I encountered a problem when trying to enable DNS-over-TLS. I’m using my VPN’s DNS as the resolver in the DoT Server List but I’ve lost internet connectivity. I also tried Cloudfare’s 1.1.1.1 and 1.0.0.1 but no connectivity there, either.

This led me to a Merlin Wiki on GitHub that mentioned this:

“OpenVPN Clients​

This will mostly work as before. OpenVPN clients with "Accept DNS configuration"set to "Exclusive" will still use the DNS servers provided by the VPN server, bypassing DNS Privacy. Setting DNS configuration to "Disabled" on the OpenVPN client configuration will allow it to use DNS Privacy, however note that some VPN providers will block the use of DNS servers other than their own, to protect you against leaking information by sending DNS queries outside of the tunnel. If you trust the OpenVPN server you connect to, it's usually best to leave the setting to Exclusive mode - your DNS queries are already encrypted by the VPN tunnel anyway (for all clients configured to use the tunnel).”


As I am using an OpenVPN client with Accept DNS configuration set to Exclusive, am I right in interpreting this to mean that DoT would be redundant for me as my DNS queries are already encrypted by the tunnel?

Encrypting my DNS queries was my main reason for using DoT.

Am I missing something?

I am also curious as to why I’m losing internet connectivity?

Thanks for any clarification you can provide.

Somewhat redundant. If you don’t want a man in the middle like a isp or a bad actor from easily seeing or spoofing your dns in unencrypted form then yes your encrypting your dns simply by using their dns over a VPN. However your VPN provider sees it as unencrypted dns traffic. If your VPN provider allows third party dns then it will be double encrypted until it hits the vpn provider then remain encrypted until it hits the dns provider.
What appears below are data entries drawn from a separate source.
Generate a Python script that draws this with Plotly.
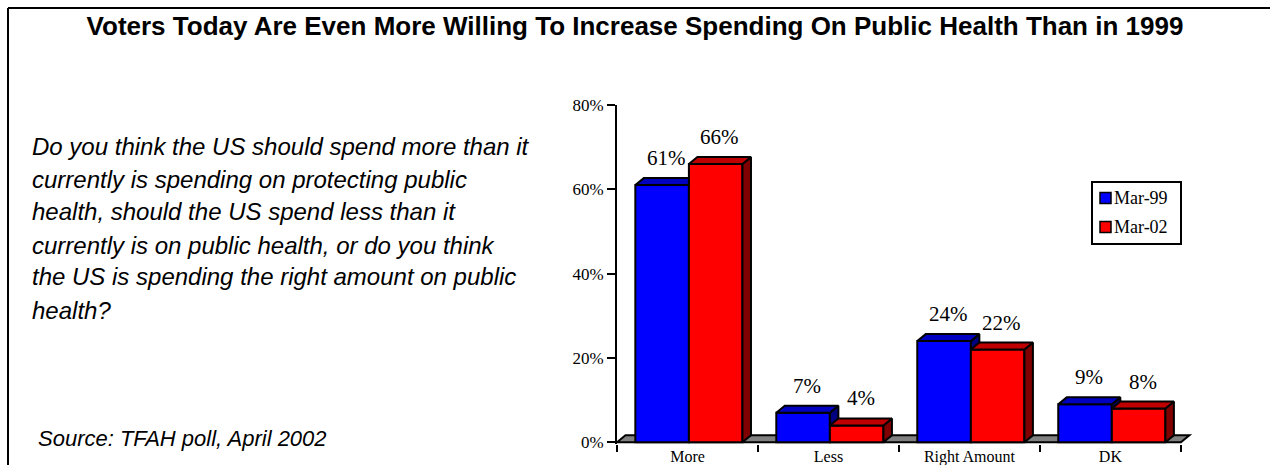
import plotly.graph_objects as go

# ---------------- data ----------------
categories = ["More", "Less", "Right Amount", "DK"]
mar99 = [61, 7, 24, 9]
mar02 = [66, 4, 22, 8]
series_names = ["Mar-99", "Mar-02"]
y_tick_vals = [0, 20, 40, 60, 80]
y_tick_text = ["0%", "20%", "40%", "60%", "80%"]

title_text = "Voters Today Are Even More Willing To Increase Spending On Public Health Than in 1999"
question_lines = [
    "Do you think the US should spend more than it",
    "currently is spending on protecting public",
    "health, should the US spend less than it",
    "currently is on public health, or do you think",
    "the US is spending the right amount on public",
    "health?",
]
source_text = "Source: TFAH poll, April 2002"

# ---------------- geometry / style ----------------
W, H = 1270, 465
ML, MR, MT, MB = 617, 75, 105, 21
PW, PH = W - ML - MR, H - MT - MB
XR = [-0.5, 3.6]
YR = [-0.4, 80]

def px_x(px):
    return (px - ML) / PW

def px_y(py):
    return (H - MB - py) / PH

BAR_W = 0.38
B_OFF = -0.37
DX = 8.5 / (PW / (XR[1] - XR[0]))
DY = 7.0 / (PH / (YR[1] - YR[0]))

BLUE, BLUE_TOP, BLUE_SIDE = "#0000FF", "#0000C0", "#000080"
RED, RED_TOP, RED_SIDE = "#FF0000", "#C00000", "#800000"
SERIF = "Liberation Serif, Times New Roman, serif"
SANS = "Liberation Sans, Arial, sans-serif"
SERIES_COLORS = [BLUE, RED]

xs = list(range(len(categories)))

fig = go.Figure()

# front faces
fig.add_trace(go.Bar(x=xs, y=mar99, name=series_names[0], width=BAR_W, offset=B_OFF,
                     marker=dict(color=BLUE, line=dict(color="black", width=2)),
                     showlegend=False))
fig.add_trace(go.Bar(x=xs, y=mar02, name=series_names[1], width=BAR_W, offset=B_OFF + BAR_W,
                     marker=dict(color=RED, line=dict(color="black", width=2)),
                     showlegend=False))

def poly_trace(polys, color):
    px_, py_ = [], []
    for p in polys:
        for (a, b) in p + [p[0]]:
            px_.append(a)
            py_.append(b)
        px_.append(None)
        py_.append(None)
    return go.Scatter(x=px_, y=py_, mode="lines", fill="toself", fillcolor=color,
                      line=dict(color="black", width=2), showlegend=False,
                      hoverinfo="skip")

blue_side, red_side, red_top, blue_top = [], [], [], []
for i, b, r in zip(xs, mar99, mar02):
    x0 = i + B_OFF
    x1 = x0 + BAR_W
    x2 = x1 + BAR_W
    if b > r:
        blue_side.append([(x1, r), (x1, b), (x1 + DX, b + DY), (x1 + DX, r)])
        blue_top.append([(x0, b), (x1, b), (x1 + DX, b + DY), (x0 + DX, b + DY)])
    else:
        blue_top.append([(x0, b), (x1, b), (x1, b + DY), (x0 + DX, b + DY)])
    red_side.append([(x2, 0), (x2, r), (x2 + DX, r + DY), (x2 + DX, DY)])
    red_top.append([(x1, r), (x2, r), (x2 + DX, r + DY), (x1 + DX, r + DY)])

if blue_side:
    fig.add_trace(poly_trace(blue_side, BLUE_SIDE))
fig.add_trace(poly_trace(red_side, RED_SIDE))
fig.add_trace(poly_trace(red_top, RED_TOP))
fig.add_trace(poly_trace(blue_top, BLUE_TOP))

# floor
floor_path = (f"M {XR[0]},0 L {len(categories)-0.5},0 L {len(categories)-0.5+DX},{DY} "
              f"L {XR[0]+DX},{DY} Z")
shapes = [dict(type="path", path=floor_path, xref="x", yref="y", layer="below",
               fillcolor="#808080", line=dict(color="black", width=2))]

# frame lines
shapes.append(dict(type="line", xref="paper", yref="paper", x0=px_x(8), x1=px_x(1275),
                   y0=px_y(8), y1=px_y(8), line=dict(color="black", width=2)))
shapes.append(dict(type="line", xref="paper", yref="paper", x0=px_x(8), x1=px_x(8),
                   y0=px_y(8), y1=px_y(470), line=dict(color="black", width=2)))
# legend box
shapes.append(dict(type="rect", xref="paper", yref="paper", x0=px_x(1092), x1=px_x(1181),
                   y0=px_y(244), y1=px_y(182), line=dict(color="black", width=2),
                   fillcolor="rgba(0,0,0,0)"))

annotations = []
# legend entries
leg_y = [198, 227]
for name, col, yc in zip(series_names, SERIES_COLORS, leg_y):
    shapes.append(dict(type="rect", xref="paper", yref="paper", x0=px_x(1100), x1=px_x(1111),
                       y0=px_y(yc + 5.5), y1=px_y(yc - 5.5), fillcolor=col,
                       line=dict(color="black", width=1.5)))
    annotations.append(dict(x=px_x(1112), y=px_y(yc), xref="paper", yref="paper",
                            xanchor="left", yanchor="middle", showarrow=False, text=name,
                            font=dict(family=SERIF, size=18, color="black")))

# value labels
for i, b, r in zip(xs, mar99, mar02):
    for v, xc in ((b, i + B_OFF + BAR_W / 2), (r, i + B_OFF + 1.5 * BAR_W)):
        annotations.append(dict(x=xc + DX / 2, y=v + DY, xref="x", yref="y",
                                text=f"{v}%", showarrow=False, yanchor="bottom",
                                yshift=6, font=dict(family=SERIF, size=21, color="black")))

# question text
q_base = [153, 186, 218, 252, 283, 317]
for line, base in zip(question_lines, q_base):
    annotations.append(dict(x=px_x(30), y=px_y(base - 7), xref="paper", yref="paper",
                            xanchor="left", yanchor="middle", showarrow=False,
                            text=f"<i>{line}</i>",
                            font=dict(family=SANS, size=24, color="black")))
annotations.append(dict(x=px_x(36), y=px_y(438), xref="paper", yref="paper",
                        xanchor="left", yanchor="middle", showarrow=False,
                        text=f"<i>{source_text}</i>",
                        font=dict(family=SANS, size=22, color="black")))

fig.update_layout(
    width=W, height=H,
    margin=dict(l=ML, r=MR, t=MT, b=MB, pad=0, autoexpand=False),
    paper_bgcolor="white", plot_bgcolor="white",
    barmode="overlay",
    showlegend=False,
    title=dict(text=f"<b>{title_text}</b>", x=635 / W, xanchor="center",
               y=1 - 26 / H, yanchor="middle", xref="container", yref="container",
               font=dict(family=SANS, size=26, color="black"), automargin=False),
    xaxis=dict(range=XR, tickvals=xs, ticktext=categories, ticks="", showgrid=False,
               zeroline=False, showline=False, ticklabelstandoff=1, automargin=False,
               tickfont=dict(family=SERIF, size=16, color="black"),
               minor=dict(tickvals=[k - 0.5 for k in range(len(categories) + 1)],
                          ticks="outside", ticklen=7, tickwidth=2, tickcolor="black",
                          showgrid=False)),
    yaxis=dict(range=YR, tickvals=y_tick_vals, ticktext=y_tick_text, ticks="outside",
               ticklen=8, tickwidth=2, tickcolor="black", showline=True, linewidth=2,
               linecolor="black", showgrid=False, zeroline=False, automargin=False,
               tickfont=dict(family=SERIF, size=17, color="black")),
    shapes=shapes,
    annotations=annotations,
)

fig.write_html("out.html")
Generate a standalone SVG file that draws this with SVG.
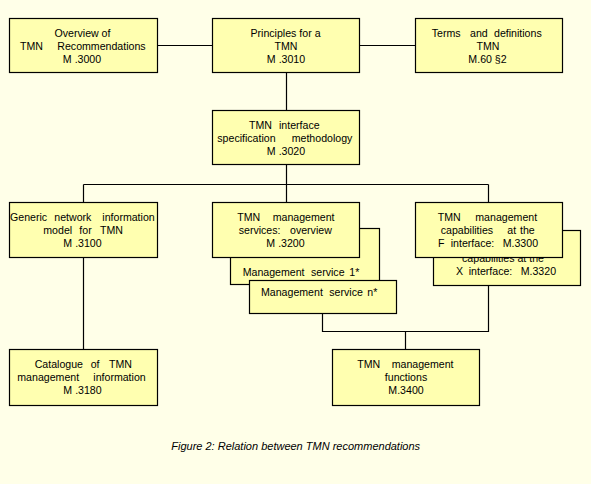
<svg xmlns="http://www.w3.org/2000/svg" width="591" height="484" viewBox="0 0 591 484">
<style>
.box{fill:#FFFFB0;stroke:#000;stroke-width:1.2}
.ln{fill:none;stroke:#000;stroke-width:1.2}
text{font-family:"Liberation Sans",Arial,sans-serif;font-size:10.6px;fill:#000}
.c{text-anchor:middle}
.cap{font-style:italic;font-size:11px}
</style>
<rect width="591" height="484" fill="#FFFFE8"/>
<g id="connectors">
<path class="ln" d="M157.5,45.5H212.5M359.5,45.5H415.5M286.5,72.5V110.5M286.5,164.5V202.5M83.5,184.5H488.5M83.5,184.5V202.5M488.5,184.5V202.5M83.5,257.5V349.5M322.5,313.5V331.5H488.5V285.5M405.5,331.5V349.5"/>
</g>
<g id="m3000">
<rect class="box" x="9.5" y="18.5" width="148" height="54"/>
<text class="c" x="82.5" y="37">Overview of</text>
<text y="50"><tspan x="20">TMN</tspan><tspan x="57.3">Recommendations</tspan></text>
<text class="c" x="82" y="63">M .3000</text>
</g>
<g id="m3010">
<rect class="box" x="212.5" y="18.5" width="147" height="54"/>
<text class="c" x="285.5" y="37">Principles  for  a</text>
<text class="c" x="286" y="50">TMN</text>
<text class="c" x="286" y="63">M .3010</text>
</g>
<g id="m60">
<rect class="box" x="415.5" y="18.5" width="147" height="54"/>
<text y="37"><tspan x="431.7">Terms</tspan><tspan x="470">and</tspan><tspan x="494">definitions</tspan></text>
<text class="c" x="488" y="50">TMN</text>
<text class="c" x="487.5" y="63">M.60  §2</text>
</g>
<g id="m3020">
<rect class="box" x="212.5" y="110.5" width="147" height="54"/>
<text y="129"><tspan x="249">TMN</tspan><tspan x="279">interface</tspan></text>
<text y="142"><tspan x="217.3">specification</tspan><tspan x="291.7">methodology</tspan></text>
<text class="c" x="286" y="155">M .3020</text>
</g>
<g id="m3100">
<rect class="box" x="9.5" y="202.5" width="148" height="55"/>
<text y="221"><tspan x="10">Generic</tspan><tspan x="54.3">network</tspan><tspan x="102.3">information</tspan></text>
<text y="234"><tspan x="43.3">model</tspan><tspan x="79.3">for</tspan><tspan x="100">TMN</tspan></text>
<text class="c" x="82.5" y="247">M .3100</text>
</g>
<g id="m3180">
<rect class="box" x="9.5" y="349.5" width="148" height="56"/>
<text y="368"><tspan x="34.7">Catalogue</tspan><tspan x="90.7">of</tspan><tspan x="109">TMN</tspan></text>
<text y="381"><tspan x="17.3">management</tspan><tspan x="93.3">information</tspan></text>
<text class="c" x="82.5" y="394">M .3180</text>
</g>
<g id="service1">
<rect class="box" x="230.5" y="228.5" width="149" height="56"/>
<text y="276"><tspan x="242.7">Management</tspan><tspan x="311">service</tspan><tspan x="349.3">1*</tspan></text>
</g>
<g id="servicen">
<rect class="box" x="249.5" y="280.5" width="147" height="33"/>
<text y="296"><tspan x="261">Management</tspan><tspan x="329.3">service</tspan><tspan x="367.3">n*</tspan></text>
</g>
<g id="m3200">
<rect class="box" x="212.5" y="202.5" width="147" height="55"/>
<text y="221"><tspan x="237.3">TMN</tspan><tspan x="272.7">management</tspan></text>
<text y="234"><tspan x="238.7">services:</tspan><tspan x="290">overview</tspan></text>
<text class="c" x="285.5" y="247">M .3200</text>
</g>
<g id="m3320">
<rect class="box" x="433.5" y="230.5" width="147" height="55"/>
<text class="c" x="503" y="262">capabilities  at  the</text>
<text y="275"><tspan x="456">X</tspan><tspan x="468.7">interface:</tspan><tspan x="520.7">M.3320</tspan></text>
</g>
<g id="m3300">
<rect class="box" x="415.5" y="202.5" width="147" height="55"/>
<text y="221"><tspan x="437.7">TMN</tspan><tspan x="475.3">management</tspan></text>
<text y="234"><tspan x="440.7">capabilities</tspan><tspan x="507.3">at</tspan><tspan x="520">the</tspan></text>
<text y="247"><tspan x="438">F</tspan><tspan x="450.7">interface:</tspan><tspan x="502.7">M.3300</tspan></text>
</g>
<g id="m3400">
<rect class="box" x="332.5" y="349.5" width="147" height="56"/>
<text y="368"><tspan x="357.3">TMN</tspan><tspan x="391.7">management</tspan></text>
<text class="c" x="406" y="381">functions</text>
<text class="c" x="406" y="394">M.3400</text>
</g>
<text class="cap c" x="295.7" y="450">Figure 2: Relation between TMN recommendations</text>
</svg>
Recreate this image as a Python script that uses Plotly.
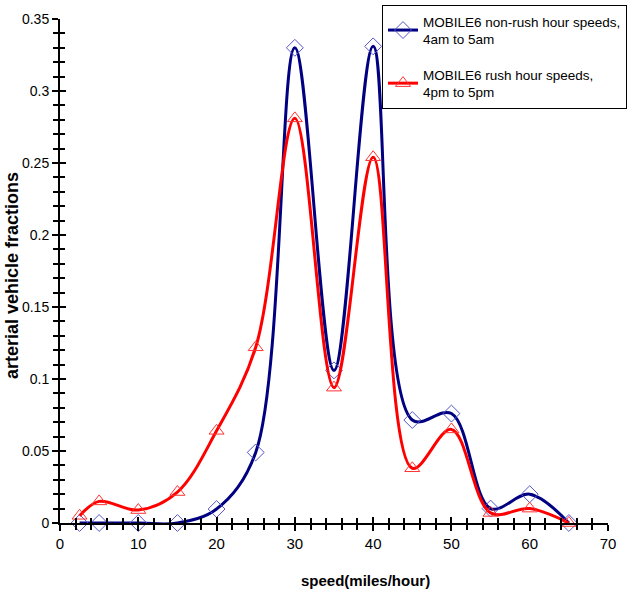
import plotly.graph_objects as go

speeds = [2.5, 5, 10, 15, 20, 25, 30, 35, 40, 45, 50, 55, 60, 65]
non_rush = [0.0, 0.0, 0.0, 0.0, 0.0097, 0.049, 0.330, 0.106, 0.331, 0.0715, 0.076, 0.010, 0.020, 0.0]
rush = [0.005, 0.015, 0.009, 0.0215, 0.064, 0.122, 0.281, 0.094, 0.254, 0.038, 0.065, 0.007, 0.010, 0.0]

name_non_rush = "MOBILE6 non-rush hour speeds,<br>4am to 5am"
name_rush = "MOBILE6 rush hour speeds,<br>4pm to 5pm"
x_title = "<b>speed(miles/hour)</b>"
y_title = "<b>arterial vehicle fractions</b>"

FONT = "Liberation Sans, Arial, sans-serif"

fig = go.Figure()
fig.add_trace(go.Scatter(
    x=speeds, y=non_rush, name=name_non_rush, mode="lines+markers", legendgroup="a",
    line=dict(color="#000080", width=3, shape="spline", smoothing=1.0),
    marker=dict(symbol="diamond-open", size=13, color="#5555cc", line=dict(width=1)),
    cliponaxis=False,
))
fig.add_trace(go.Scatter(
    x=speeds, y=rush, name=name_rush, mode="lines+markers", legendgroup="b",
    line=dict(color="#ff0000", width=3, shape="spline", smoothing=1.0),
    marker=dict(symbol="triangle-up-open", size=13, color="#ff3333", line=dict(width=1)),
    cliponaxis=False,
))

tick_common = dict(showgrid=False, zeroline=False, tickwidth=2, tickcolor="black", ticklen=6)

fig.update_layout(
    width=630, height=593,
    margin=dict(l=60, r=3, t=5, b=70, autoexpand=False),
    paper_bgcolor="white", plot_bgcolor="white",
    font=dict(family=FONT, size=14, color="black"),
    showlegend=True,
    legend=dict(x=1.0, y=1.0, xanchor="right", yanchor="top",
                bordercolor="black", borderwidth=1, bgcolor="white",
                font=dict(size=13.5, family=FONT), tracegroupgap=15, itemwidth=30,
                traceorder="grouped"),
    xaxis=dict(domain=[0, 548 / 567], range=[0, 70], dtick=10, automargin=False,
               showline=True, linecolor="black", linewidth=2, ticks="outside",
               minor=dict(dtick=2, ticks="outside", ticklen=5, tickwidth=2, tickcolor="black"),
               tickfont=dict(size=15, family=FONT),
               **tick_common),
    yaxis=dict(domain=[0, 504 / 518], range=[0, 0.35], dtick=0.05, automargin=False,
               showline=True, linecolor="black", linewidth=2, ticks="outside",
               minor=dict(dtick=0.01, ticks="outside", ticklen=5, tickwidth=2, tickcolor="black"),
               tickfont=dict(size=14, family=FONT),
               **tick_common),
    xaxis2=dict(domain=[0, 548 / 567], range=[0, 70], dtick=10, overlaying="x", side="bottom",
                showline=False, showticklabels=False, ticks="inside",
                minor=dict(dtick=2, ticks="inside", ticklen=5, tickwidth=2, tickcolor="black"),
                **tick_common),
    yaxis2=dict(domain=[0, 504 / 518], range=[0, 0.35], dtick=0.05, overlaying="y", side="left",
                showline=False, showticklabels=False, ticks="inside",
                minor=dict(dtick=0.01, ticks="inside", ticklen=5, tickwidth=2, tickcolor="black"),
                **tick_common),
    annotations=[
        dict(text=x_title, xref="paper", yref="paper", x=(365 - 60) / 567,
             y=(523 - 580) / 518, xanchor="center", yanchor="middle",
             showarrow=False, font=dict(size=15, family=FONT)),
        dict(text=y_title, xref="paper", yref="paper", x=(12 - 60) / 567,
             y=(523 - 276) / 518, xanchor="center", yanchor="middle", textangle=-90,
             showarrow=False, font=dict(size=18, family=FONT)),
    ],
)
# invisible trace to activate the inside-tick overlay axes
fig.add_trace(go.Scatter(x=[None], y=[None], xaxis="x2", yaxis="y2", showlegend=False,
                         hoverinfo="skip"))

fig.write_html("out.html", config={"displayModeBar": False},
               post_script="document.body.style.margin='0';")
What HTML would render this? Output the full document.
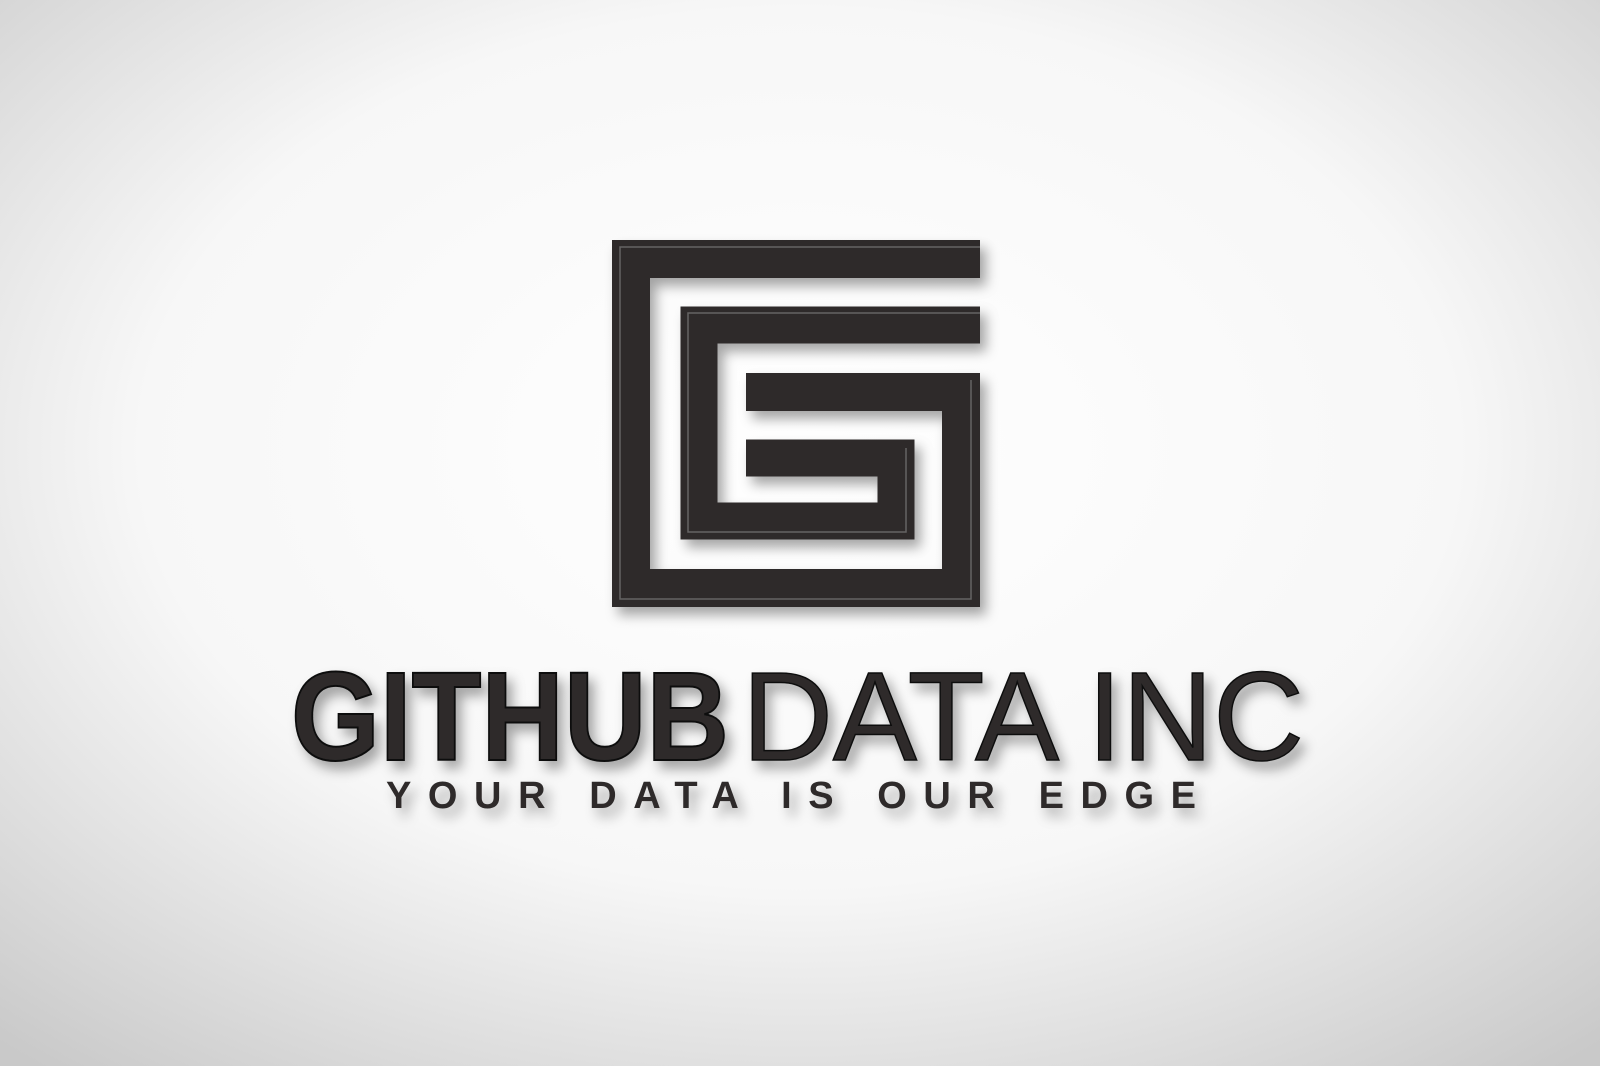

However note isp can still dns lookup any IP address to know the site hostname your requesting. However how much information they get might only get so far. For example they could see that the ip belongs to a vpn provider, but not know the true destination past that point. DoT is more important to prevent site spoofing. Also I believe https/ssl/tls still has markers indicating it’s destination so well it kind of obfuscates/encrypts data it’s not impossible to know a piece of where it’s going. The main point is that it remains tamper proof.